Exercise task
Within the listing below, locate all lines containing the word "that". Copy each one.

## Start

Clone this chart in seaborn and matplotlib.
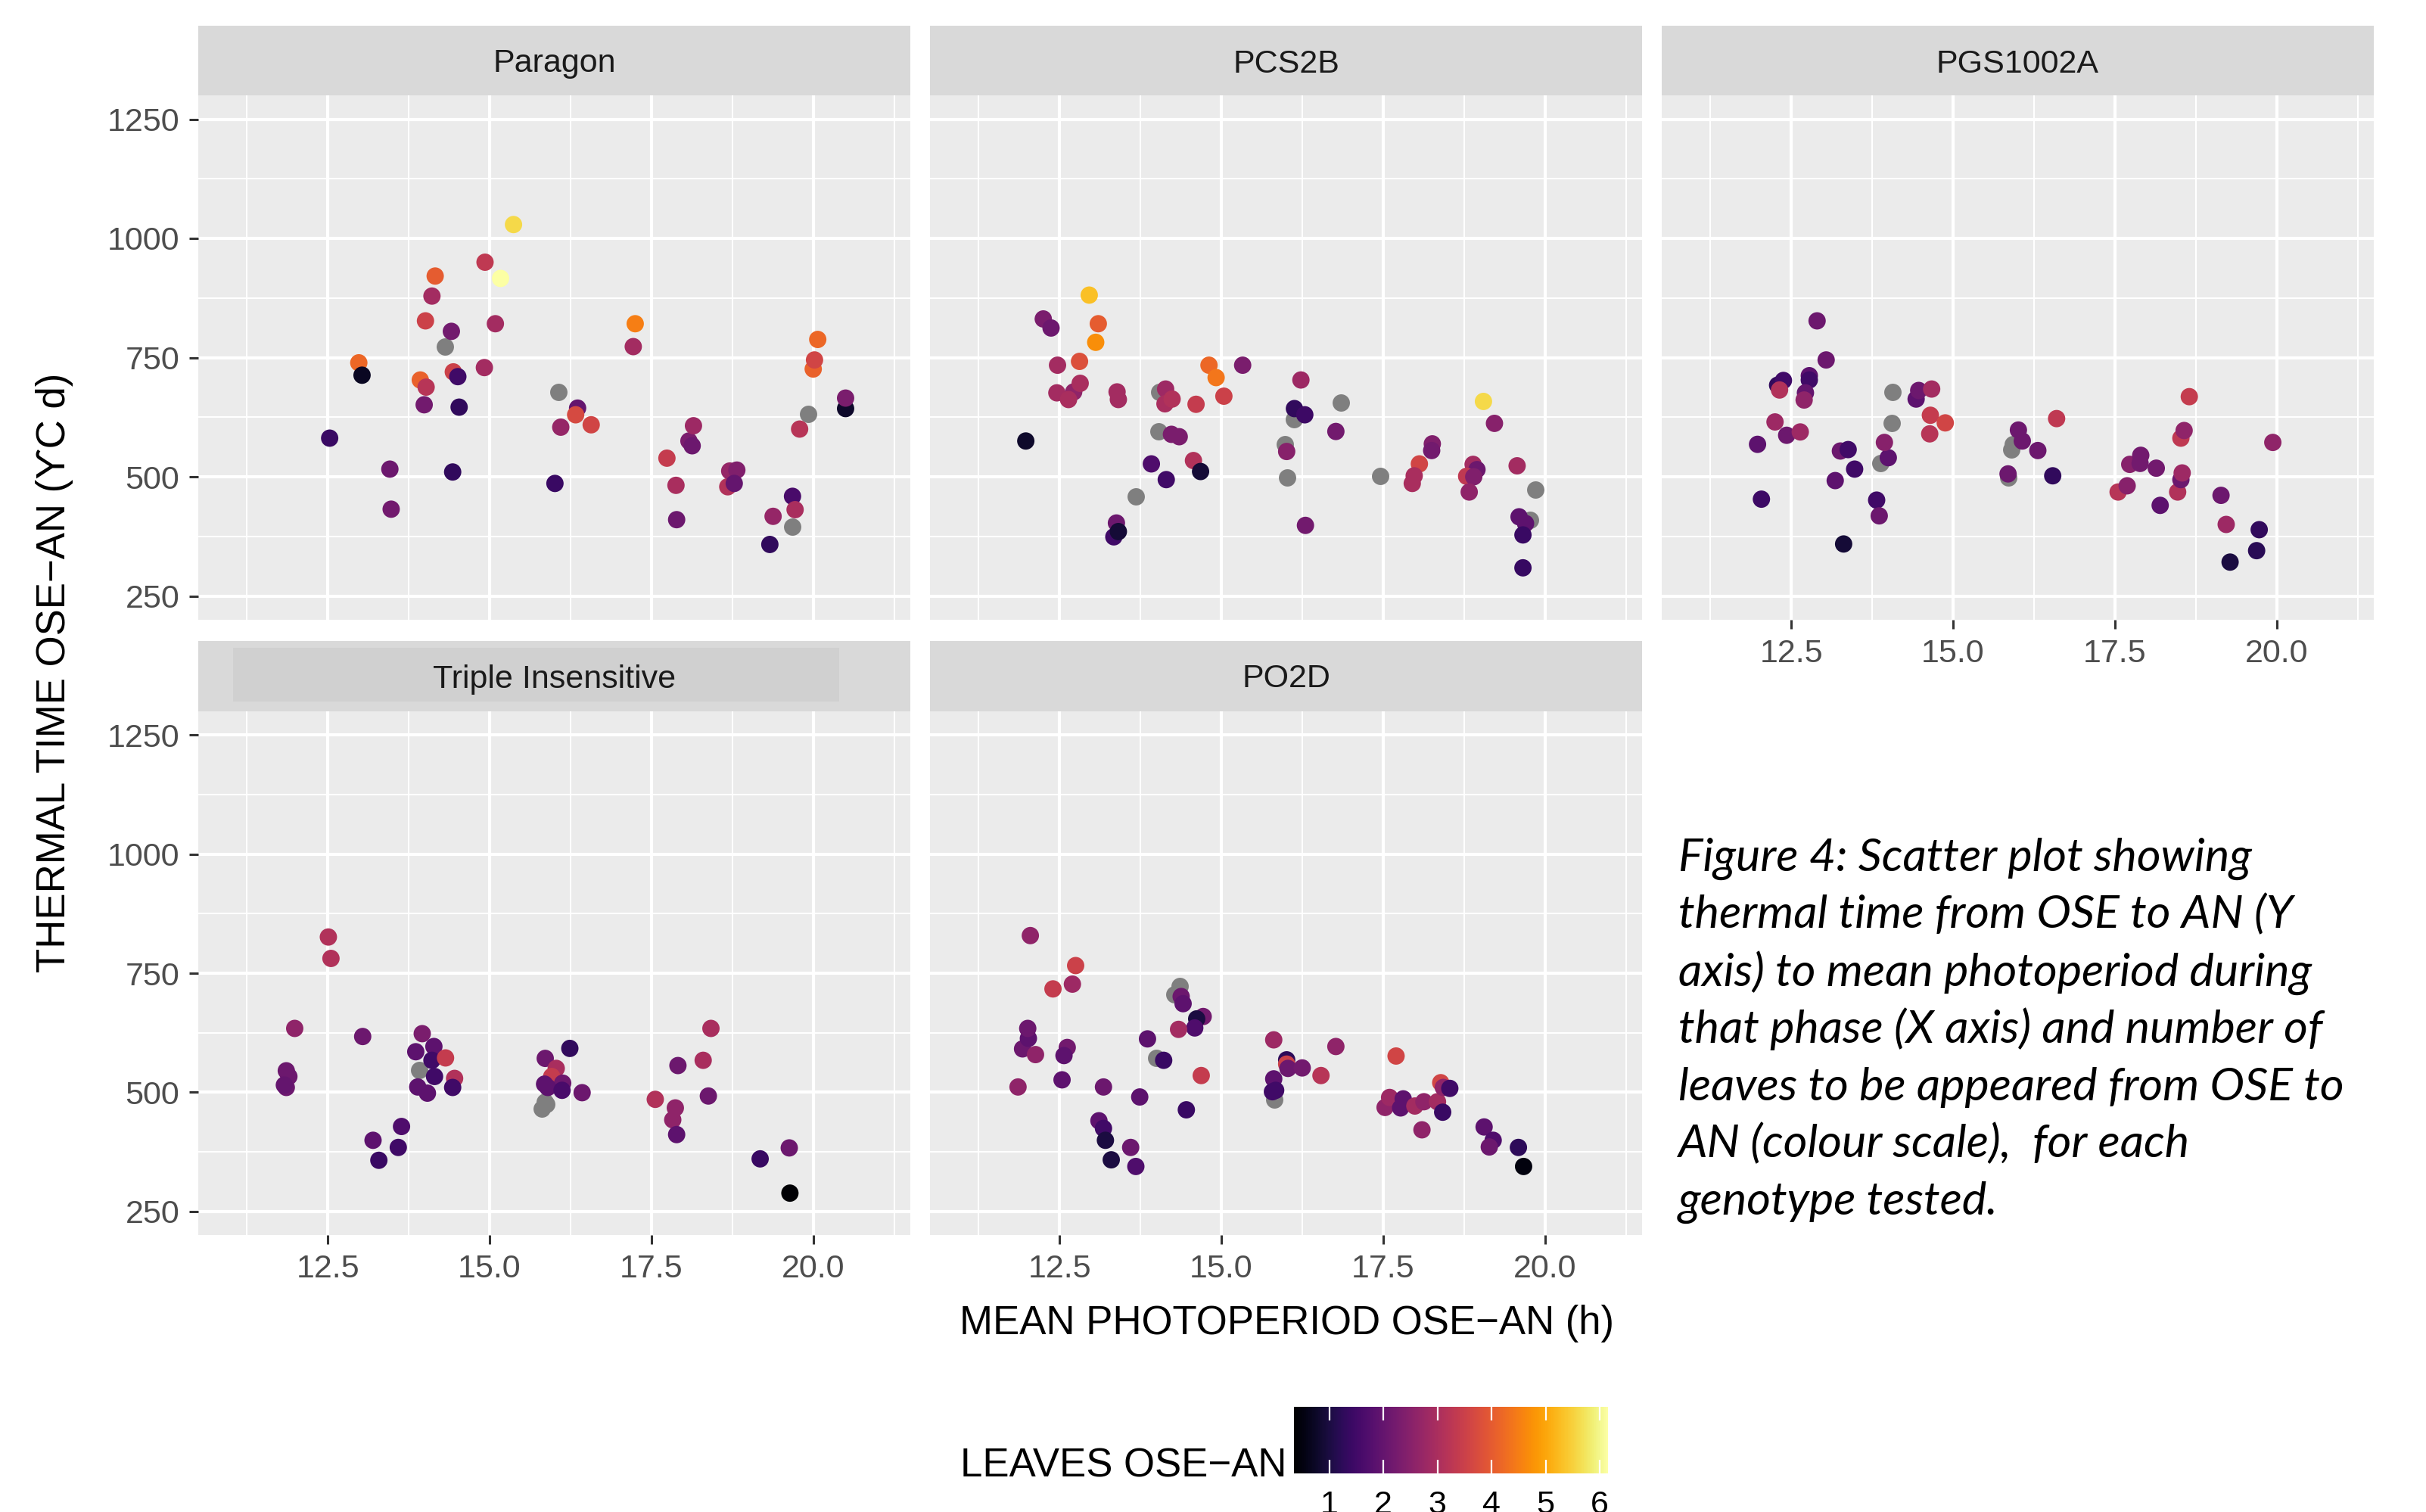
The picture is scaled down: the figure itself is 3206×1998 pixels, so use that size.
import numpy as np
import pandas as pd
import matplotlib
matplotlib.use("Agg")
import matplotlib.pyplot as plt
import matplotlib.colors as mcolors
from matplotlib.patches import Rectangle
import seaborn as sns

plt.rcParams["font.family"] = ["Liberation Sans", "DejaVu Sans"]

NA = np.nan

# ---------------- data: photoperiod (h), thermal time (degC d), leaves ----------------
paragon_x = [12.53, 12.98, 13.03, 13.46, 13.48, 13.93, 14.02, 13.99, 14.01, 14.11, 14.16,
             14.31, 14.41, 14.44, 14.51, 14.53, 14.43, 14.93, 14.92, 15.09, 15.17, 15.37,
             16.01, 16.06, 16.36, 16.33, 16.10, 16.57, 17.25, 17.22, 17.74, 17.88, 17.89,
             18.08, 18.13, 18.15, 18.68, 18.71, 18.82, 18.78, 19.38, 19.33, 19.68, 19.72,
             19.68, 19.79, 19.92, 20.00, 20.02, 20.07, 20.50, 20.50]
paragon_y = [581, 739, 713, 516, 432, 703, 688, 651, 827, 879, 921,
             773, 805, 720, 710, 646, 510, 950, 729, 821, 916, 1029,
             486, 678, 644, 630, 604, 609, 821, 773, 539, 482, 410,
             575, 565, 607, 479, 512, 514, 486, 417, 358, 459, 431,
             396, 600, 631, 726, 745, 788, 643, 665]
paragon_leaves = [1.4, 4.2, 0.7, 2.1, 2.2, 4.1, 3.2, 2.2, 3.5, 2.9, 4.0,
                  NA, 2.2, 3.5, 1.5, 1.3, 1.3, 3.3, 2.9, 2.9, 6.15, 5.6,
                  1.4, NA, 2.0, 3.7, 2.7, 3.6, 4.5, 2.9, 3.4, 3.0, 2.1,
                  2.3, 2.1, 2.8, 3.1, 2.7, 2.4, 2.0, 2.7, 1.3, 1.6, 3.0,
                  NA, 3.2, NA, 4.1, 3.6, 4.2, 0.8, 2.3]

pcs2b_x = [11.98, 12.25, 12.37, 12.47, 12.81, 12.96, 13.10, 13.06, 12.46, 12.72, 12.64,
           12.82, 13.39, 13.41, 13.38, 13.34, 13.41, 13.68, 14.04, 14.14, 14.13, 14.24,
           14.03, 14.23, 14.35, 13.92, 14.15, 14.57, 14.68, 14.61, 14.81, 14.92, 15.04,
           15.33, 16.23, 16.12, 16.13, 16.29, 16.85, 16.77, 15.98, 16.01, 16.02, 16.30,
           17.46, 18.06, 17.98, 17.95, 18.26, 18.25, 19.05, 19.22, 18.89, 18.95, 18.79,
           18.90, 18.83, 19.57, 19.85, 19.60, 19.77, 19.70, 19.66, 19.66]
pcs2b_y = [575, 831, 812, 734, 742, 881, 821, 782, 676, 678, 662,
           696, 678, 662, 403, 374, 385, 459, 678, 684, 653, 663,
           596, 589, 584, 527, 494, 534, 511, 652, 734, 708, 669,
           734, 703, 620, 643, 630, 656, 595, 569, 553, 498, 398,
           502, 527, 502, 486, 569, 555, 658, 612, 526, 515, 501,
           500, 468, 523, 473, 416, 409, 402, 378, 309]
pcs2b_leaves = [0.8, 2.3, 2.1, 2.9, 3.8, 5.3, 4.0, 4.7, 2.9, 2.6, 3.0,
                3.0, 2.9, 2.9, 2.1, 1.5, 0.9, NA, NA, 2.8, 3.0, 3.1,
                NA, 2.3, 2.3, 1.7, 1.5, 3.1, 0.9, 3.4, 4.2, 4.4, 3.5,
                2.3, 2.8, NA, 1.3, 1.45, NA, 2.2, NA, 2.5, NA, 2.2,
                NA, 3.6, 3.0, 3.0, 2.4, 2.2, 5.6, 2.5, 2.9, 2.1, 3.3,
                2.4, 2.6, 2.9, NA, 1.9, NA, 1.9, 1.4, 1.35]

pgs_x = [11.98, 12.04, 12.25, 12.29, 12.38, 12.32, 12.43, 12.64, 12.78, 12.78, 12.72,
         12.70, 12.90, 13.04, 13.18, 13.26, 13.38, 13.48, 13.31, 13.82, 13.86, 13.88,
         14.00, 13.94, 14.05, 14.07, 14.43, 14.47, 14.67, 14.65, 14.64, 14.88, 15.85,
         15.85, 15.90, 15.92, 16.01, 16.07, 16.31, 16.54, 16.60, 17.55, 17.69, 17.73,
         17.90, 17.89, 18.14, 18.20, 18.47, 18.52, 18.54, 18.52, 18.57, 18.65, 19.14,
         19.22, 19.28, 19.73, 19.69, 19.94]
pgs_y = [568, 453, 615, 692, 702, 682, 587, 594, 712, 703, 676,
         661, 827, 745, 492, 554, 557, 516, 359, 451, 418, 529,
         540, 572, 612, 677, 663, 681, 684, 629, 590, 613, 498,
         506, 557, 568, 598, 575, 555, 502, 622, 468, 481, 526,
         545, 528, 518, 440, 468, 494, 508, 581, 597, 668, 461,
         400, 321, 389, 345, 572]
pgs_leaves = [1.9, 1.45, 2.8, 1.3, 1.5, 3.1, 2.1, 2.8, 1.9, 1.5, 2.0,
              2.6, 2.1, 2.1, 1.9, 2.1, 1.5, 1.5, 0.9, 1.5, 2.1, NA,
              1.9, 2.5, NA, NA, 1.9, 2.1, 2.9, 3.4, 3.2, 3.6, NA,
              2.1, NA, NA, 2.1, 2.1, 2.1, 1.3, 3.3, 3.2, 2.5, 2.5,
              2.2, 2.2, 2.2, 1.9, 3.1, 2.1, 2.8, 3.3, 2.6, 3.4, 2.1,
              2.8, 1.0, 1.3, 1.2, 2.6]

triple_x = [11.86, 11.90, 11.86, 11.83, 11.99, 12.51, 12.55, 13.04, 13.20, 13.29, 13.59,
            13.64, 13.86, 13.96, 13.91, 13.89, 14.04, 14.14, 14.11, 14.15, 14.32, 14.46,
            14.43, 15.86, 16.03, 15.96, 16.13, 15.85, 15.90, 16.12, 16.24, 16.43, 15.85,
            15.81, 15.88, 17.56, 17.87, 17.83, 17.89, 17.91, 18.30, 18.42, 18.38, 19.18,
            19.63, 19.64]
triple_y = [545, 533, 510, 515, 634, 826, 781, 617, 399, 357, 384,
            428, 585, 623, 546, 511, 498, 596, 567, 533, 572, 529,
            510, 571, 550, 533, 519, 517, 510, 504, 592, 499, 480,
            466, 475, 485, 467, 442, 411, 556, 567, 634, 492, 360,
            383, 288]
triple_leaves = [2.1, 2.1, 2.1, 2.0, 2.6, 3.1, 3.1, 2.1, 1.9, 1.4, 1.5,
                 1.7, 1.9, 2.3, NA, 1.9, 1.9, 1.9, 1.5, 1.5, 3.4, 3.1,
                 1.5, 2.1, 3.0, 3.4, 2.1, 1.9, 1.9, 1.6, 1.3, 2.1, NA,
                 NA, NA, 3.1, 2.6, 2.6, 1.9, 2.1, 3.0, 3.0, 2.1, 1.4,
                 2.1, 0.35]

po2d_x = [11.86, 11.93, 12.02, 12.01, 12.13, 12.05, 12.40, 12.75, 12.70, 12.62, 12.57,
          12.54, 13.18, 13.11, 13.18, 13.21, 13.30, 13.60, 13.68, 13.74, 13.86, 13.99,
          14.11, 14.36, 14.27, 14.38, 14.41, 14.72, 14.62, 14.59, 14.34, 14.69, 14.46,
          15.81, 16.01, 16.01, 16.03, 16.25, 16.54, 16.77, 15.81, 15.79, 15.84, 15.82,
          17.53, 17.60, 17.81, 17.77, 17.70, 17.99, 18.13, 18.10, 18.34, 18.39, 18.43,
          18.53, 18.42, 19.06, 19.20, 19.14, 19.59, 19.67]
po2d_y = [511, 591, 613, 634, 579, 829, 717, 766, 727, 594, 577,
          526, 511, 440, 424, 399, 358, 384, 344, 490, 612, 572,
          567, 723, 705, 701, 686, 659, 654, 635, 632, 535, 463,
          610, 568, 559, 550, 551, 535, 596, 528, 501, 504, 484,
          468, 489, 486, 467, 576, 471, 480, 421, 480, 520, 510,
          508, 458, 427, 399, 385, 384, 344]
po2d_leaves = [2.6, 2.1, 1.9, 2.1, 2.6, 2.6, 3.4, 3.5, 2.8, 2.2, 1.9,
               1.9, 2.1, 1.9, 1.5, 1.0, 1.0, 2.1, 1.7, 1.9, 1.9, NA,
               1.4, NA, NA, 2.1, 1.9, 2.2, 1.0, 1.7, 2.9, 3.4, 1.4,
               2.8, 1.25, 3.5, 2.1, 2.2, 3.2, 2.6, 1.9, 1.5, 1.5, NA,
               2.6, 2.8, 1.9, 1.9, 3.6, 2.9, 2.6, 2.6, 2.9, 3.6, 2.6,
               1.5, 1.4, 1.9, 1.7, 2.1, 1.25, 0.5]

genotypes = ["Paragon", "PCS2B", "PGS1002A", "Triple Insensitive", "PO2D"]
series = {
    "Paragon": (paragon_x, paragon_y, paragon_leaves),
    "PCS2B": (pcs2b_x, pcs2b_y, pcs2b_leaves),
    "PGS1002A": (pgs_x, pgs_y, pgs_leaves),
    "Triple Insensitive": (triple_x, triple_y, triple_leaves),
    "PO2D": (po2d_x, po2d_y, po2d_leaves),
}
frames = []
for g in genotypes:
    xs, ys, ls = series[g]
    frames.append(pd.DataFrame({"genotype": g, "photoperiod": xs,
                                "thermal": ys, "leaves": ls}))
df = pd.concat(frames, ignore_index=True)

x_ticks = [12.5, 15.0, 17.5, 20.0]
y_ticks = [250, 500, 750, 1000, 1250]
leaf_ticks = [1, 2, 3, 4, 5, 6]

leaf_norm = (np.nanmin(df["leaves"]), np.nanmax(df["leaves"]))

# ---------------- layout in pixels ----------------
W, H = 3206, 1998
DPI = 200
fig = plt.figure(figsize=(W / DPI, H / DPI), dpi=DPI, facecolor="white")


def frac(x0, y0, x1, y1):
    return [x0 / W, 1 - y1 / H, (x1 - x0) / W, (y1 - y0) / H]


col_x = [262, 1229, 2196]
col_w = 941
rows = [(34, 126, 819), (847, 940, 1632)]   # strip top, panel top, panel bottom
slots = {"Paragon": (0, 0), "PCS2B": (0, 1), "PGS1002A": (0, 2),
         "Triple Insensitive": (1, 0), "PO2D": (1, 1)}

BG = "#EBEBEB"
STRIP = "#D9D9D9"
TXT = 15.5
TITLE = 19

for g in genotypes:
    r, c = slots[g]
    st, pt, pb = rows[r]
    x0 = col_x[c]
    ax = fig.add_axes(frac(x0, pt, x0 + col_w, pb))
    ax.set_facecolor(BG)
    sub = df[df["genotype"] == g]
    na = sub[sub["leaves"].isna()]
    ok = sub[sub["leaves"].notna()]
    sns.scatterplot(data=na, x="photoperiod", y="thermal", color="#7F7F7F",
                    s=68, linewidth=0, ax=ax, legend=False, zorder=3)
    sns.scatterplot(data=ok, x="photoperiod", y="thermal", hue="leaves",
                    palette="inferno", hue_norm=leaf_norm, s=68, linewidth=0,
                    ax=ax, legend=False, zorder=3)
    ax.set_xlim(10.5, 21.5)
    ax.set_ylim(200, 1300)
    ax.set_xticks(x_ticks)
    ax.set_yticks(y_ticks)
    ax.set_xticks([11.25, 13.75, 16.25, 18.75, 21.25], minor=True)
    ax.set_yticks([375, 625, 875, 1125], minor=True)
    ax.grid(which="major", color="white", linewidth=1.5, zorder=0)
    ax.grid(which="minor", color="white", linewidth=0.75, zorder=0)
    ax.set_axisbelow(True)
    for sp in ax.spines.values():
        sp.set_visible(False)
    ax.set_xlabel("")
    ax.set_ylabel("")
    ax.tick_params(which="minor", length=0)
    ax.tick_params(which="major", length=4.3, width=1.1, color="#333333",
                   labelcolor="#4D4D4D", labelsize=TXT)
    ax.tick_params(axis="y", pad=4.6)
    ax.tick_params(axis="x", pad=4.8)
    ax.set_yticklabels([str(v) for v in y_ticks])
    ax.set_xticklabels([f"{v:.1f}" for v in x_ticks])
    show_x = (r == 1) or (g == "PGS1002A")
    if not show_x:
        ax.tick_params(axis="x", length=0, labelbottom=False)
    if c != 0:
        ax.tick_params(axis="y", length=0, labelleft=False)

    # facet strip
    sh = pt - st
    sax = fig.add_axes(frac(x0, st, x0 + col_w, pt))
    sax.set_facecolor(STRIP)
    sax.set_xticks([])
    sax.set_yticks([])
    for sp in sax.spines.values():
        sp.set_visible(False)
    if g == "Triple Insensitive":
        sax.add_patch(Rectangle(((308 - x0) / col_w, (pt - 927) / sh),
                                (1109 - 308) / col_w, (927 - 856) / sh,
                                transform=sax.transAxes, facecolor="#D0D0D0",
                                edgecolor="none"))
    sax.text(0.5, (sh - 61.5) / sh, g, transform=sax.transAxes, ha="center",
             va="baseline", fontsize=TXT, color="#1A1A1A")

# axis titles
fig.text(1700 / W, 1 - 1763 / H, "MEAN PHOTOPERIOD OSE\u2212AN (h)",
         ha="center", va="baseline", fontsize=TITLE, color="black")
fig.text(72 / W, 1 - 889 / H, "THERMAL TIME OSE\u2212AN (\u03d2C d)",
         ha="center", va="center", rotation=90, fontsize=TITLE, color="black",
         rotation_mode="anchor", family=["Liberation Sans", "DejaVu Serif"])

# colour bar legend
cax = fig.add_axes(frac(1710, 1859, 2125, 1947))
sm = plt.cm.ScalarMappable(cmap="inferno",
                           norm=mcolors.Normalize(*leaf_norm))
cb = fig.colorbar(sm, cax=cax, orientation="horizontal", ticks=leaf_ticks)
cb.outline.set_visible(False)
cax.tick_params(axis="x", direction="in", length=6.5, width=0.8, color="white",
                top=True, bottom=True, labelsize=TXT, labelcolor="black", pad=8)
fig.text(1700 / W, 1 - 1952 / H, "LEAVES OSE\u2212AN", ha="right",
         va="baseline", fontsize=TITLE, color="black")

# caption
caption = ["Figure 4: Scatter plot showing",
           "thermal time from OSE to AN (Y",
           "axis) to mean photoperiod during",
           "that phase (X axis) and number of",
           "leaves to be appeared from OSE to",
           "AN (colour scale),  for each",
           "genotype tested."]
for i, line in enumerate(caption):
    fig.text(2218 / W, 1 - (1151 + i * 75.7) / H, line, ha="left",
             va="baseline", fontsize=22, fontstyle="italic",
             family=["Lato", "DejaVu Sans"], color="black")

fig.savefig("out.png", dpi=DPI, facecolor="white")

## End

Final answer
The picture is scaled down: the figure itself is 3206×1998 pixels, so use that size.
           "that phase (X axis) and number of",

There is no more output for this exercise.